Part of the back label of 3L and 6L Quevedo Quinta d’Agodinho 2008 Vintage Port

The Contract

On Monday 27th September 2010, travelling with friends in Douro valley, we met Oscar Quevedo for lunch and then for a tasting (blind, as Oscar always does) at the Quevedo winery. We discussed large-format bottles, and the author, mischievously, suggested that the back label be a contract ensuring Oscar’s invitation to the opening. Oscar Quevedo asked the author to write words.

Almost all wine is sold absolute: the purchaser may do as the purchaser pleases. This is not so for Quinta Vale D’Agodinho 2008 Vintage Port in 600cl Imperials and in 300cl double magnums. For these the owner must invite Oscar Quevedo to the opening, giving reasonable notice, and allow him to taste the Port. If the bottle should have a new owner, whether through sale or inheritance or otherwise, the same condition binds the new owner.

If Oscar Quevedo dies and is survived by living descendants, this ‘right to be invited’ passes to his legal heirs. If he should die without living descendants, this right passes to Julian Wiseman, the author of this contract.

… Visit our blog www.quevedoportwine.com

Oscar Quevedo and the author agreed that other port producers would be allowed to copy the contract, or to use it as inspiration for their own labels.

Enforceability

Is the contract really enforceable? It is a formal agreement: you agree to this by buying the bottle. If you don’t, don’t.
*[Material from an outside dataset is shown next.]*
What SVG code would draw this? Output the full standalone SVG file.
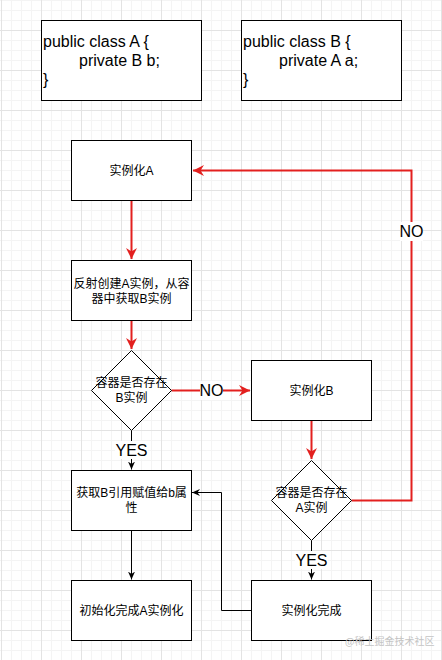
<svg xmlns="http://www.w3.org/2000/svg" width="442" height="660" viewBox="0 0 442 660">
  <style>
    .grid { stroke: #e3e3e3; stroke-width: 1; }
    .minor { stroke: #f4f4f4; stroke-width: 1; }
    .box { fill: #ffffff; stroke: #000000; stroke-width: 1; }
    .code { font-family: "Liberation Sans", Arial, sans-serif; font-size: 16px; fill: #000000; }
    .cn { font-family: "Liberation Sans", "Noto Sans CJK SC", sans-serif; font-size: 12px; fill: #000000; text-anchor: middle; }
    .lbl { font-family: "Liberation Sans", Arial, sans-serif; font-size: 16px; fill: #000000; text-anchor: middle; }
    .red { fill: none; stroke: #e3201f; stroke-width: 2; }
    .blk { fill: none; stroke: #000000; stroke-width: 1; }
    .wm { font-family: "Noto Sans CJK SC", sans-serif; font-size: 10px; fill: #c4c4c4; }
  </style>
  <defs>
    <marker id="arrRed" markerUnits="userSpaceOnUse" markerWidth="12" markerHeight="12" refX="11" refY="5.5" orient="auto">
      <path d="M0,0 L11,5.5 L0,11 L3.5,5.5 Z" fill="#e3201f"/>
    </marker>
    <marker id="arrBlk" markerUnits="userSpaceOnUse" markerWidth="10" markerHeight="10" refX="8" refY="3.5" orient="auto">
      <path d="M0,0 L8,3.5 L0,7 L2.5,3.5 Z" fill="#000000"/>
    </marker>
    <pattern id="minorGrid" x="1" y="0" width="10" height="10" patternUnits="userSpaceOnUse">
      <path d="M0.5,0V10 M0,0.5H10" class="minor" fill="none"/>
    </pattern>
  </defs>
  <rect width="442" height="660" fill="#ffffff"/>
  <rect width="442" height="660" fill="url(#minorGrid)"/>
  <g id="grid" class="grid">
    <path d="M1.5,0V660 M41.5,0V660 M81.5,0V660 M121.5,0V660 M161.5,0V660 M201.5,0V660 M241.5,0V660 M281.5,0V660 M321.5,0V660 M361.5,0V660 M401.5,0V660 M441.5,0V660"/>
    <path d="M0,30.5H442 M0,70.5H442 M0,110.5H442 M0,150.5H442 M0,190.5H442 M0,230.5H442 M0,270.5H442 M0,310.5H442 M0,350.5H442 M0,390.5H442 M0,430.5H442 M0,470.5H442 M0,510.5H442 M0,550.5H442 M0,590.5H442 M0,630.5H442"/>
  </g>

  <g id="classA">
    <rect class="box" x="41.5" y="20.5" width="160" height="80"/>
    <text class="code" x="43" y="47">public class A {</text>
    <text class="code" x="79" y="66">private B b;</text>
    <text class="code" x="43" y="85">}</text>
  </g>
  <g id="classB">
    <rect class="box" x="241.5" y="20.5" width="160" height="80"/>
    <text class="code" x="243" y="47">public class B {</text>
    <text class="code" x="279" y="66">private A a;</text>
    <text class="code" x="243" y="85">}</text>
  </g>

  <g id="connectors">
    <path class="red" d="M131.5,200.5 V259" marker-end="url(#arrRed)"/>
    <path class="red" d="M131.5,320.5 V349" marker-end="url(#arrRed)"/>
    <path class="red" d="M171.5,390.5 H250" marker-end="url(#arrRed)"/>
    <path class="red" d="M311.5,420.5 V459" marker-end="url(#arrRed)"/>
    <path class="red" d="M351.5,500.5 H411.5 V170.5 H193" marker-end="url(#arrRed)"/>
    <path class="blk" d="M131.5,430.5 V469.5" marker-end="url(#arrBlk)"/>
    <path class="blk" d="M131.5,530.5 V579.5" marker-end="url(#arrBlk)"/>
    <path class="blk" d="M311.5,540.5 V579.5" marker-end="url(#arrBlk)"/>
    <path class="blk" d="M251.5,610.5 H221.5 V492.5 H192" marker-end="url(#arrBlk)"/>
    <rect x="200" y="381" width="23" height="19" fill="#ffffff"/>
    <text class="lbl" x="211.5" y="396">NO</text>
    <rect x="400" y="222" width="23" height="19" fill="#ffffff"/>
    <text class="lbl" x="411.5" y="237">NO</text>
    <rect x="115" y="441" width="33" height="18" fill="#ffffff"/>
    <text class="lbl" x="131.5" y="456">YES</text>
    <rect x="295" y="551" width="33" height="18" fill="#ffffff"/>
    <text class="lbl" x="311.5" y="566">YES</text>
  </g>

  <g id="instA">
    <rect class="box" x="71.5" y="140.5" width="120" height="60"/>
    <text class="cn" x="131.5" y="175">实例化A</text>
  </g>
  <g id="reflectA">
    <rect class="box" x="71.5" y="260.5" width="120" height="60"/>
    <text class="cn" x="131.5" y="288">反射创建A实例，从容</text>
    <text class="cn" x="131.5" y="303">器中获取B实例</text>
  </g>
  <g id="checkB">
    <path class="box" d="M131.5,350.5 L171.5,390.5 L131.5,430.5 L91.5,390.5 Z"/>
    <text class="cn" x="131.5" y="387">容器是否存在</text>
    <text class="cn" x="131.5" y="402">B实例</text>
  </g>
  <g id="instB">
    <rect class="box" x="251.5" y="360.5" width="120" height="60"/>
    <text class="cn" x="311.5" y="395">实例化B</text>
  </g>
  <g id="checkA">
    <path class="box" d="M311.5,460.5 L351.5,500.5 L311.5,540.5 L271.5,500.5 Z"/>
    <text class="cn" x="311.5" y="497">容器是否存在</text>
    <text class="cn" x="311.5" y="512">A实例</text>
  </g>
  <g id="assignB">
    <rect class="box" x="71.5" y="470.5" width="120" height="60"/>
    <text class="cn" x="131.5" y="497">获取B引用赋值给b属</text>
    <text class="cn" x="131.5" y="512">性</text>
  </g>
  <g id="initA">
    <rect class="box" x="71.5" y="580.5" width="120" height="60"/>
    <text class="cn" x="131.5" y="615">初始化完成A实例化</text>
  </g>
  <g id="doneB">
    <rect class="box" x="251.5" y="580.5" width="120" height="60"/>
    <text class="cn" x="311.5" y="615">实例化完成</text>
  </g>

  <text class="wm" x="345" y="645">@稀土掘金技术社区</text>
</svg>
Nonetheless, it is acknowledged that, in some lower quality jurisdictions, it might be difficult to make this happen. So there is a certain presumption of good faith. Come on team—everybody play nice! Port is rarely bottled in really large formats, and those who make it want to know how it has evolved. Of course, if you are having a very decadent celebration on the far side of the moon, there just might not be another seat on the spaceship. So write a charming letter to the person who should be invited, apologising, and asking that the ‘right to be invited’ is set aside. Perhaps even promise to transfer a sample to a small bottle, and to send that.

The author is not Oscar Quevedo, so cannot promise agreement to such a request, but can observe that being nice to customers is generally acknowledged to be a good thing.

Considering enforceability as a theoretical question of law, so ignoring its practical improbability, Jacob Head has suggested that the relevant precedent in England & Wales might be Parker v South Eastern Railway Company [1877] 2 CPD 416. He added: “My fees for this work are a double magnum of the Quinta Vale D’Agodinho 2008 Vintage Port”. But I didn’t ask for legal advice, and he did not forewarn that fees would be charged: he should consult Parker v South Eastern Railway Company [1877] 2 CPD 416.

— Julian D. A. Wiseman
Paris, November 2010

Afterword

This was also mentioned in a thread on ThePortForum.com.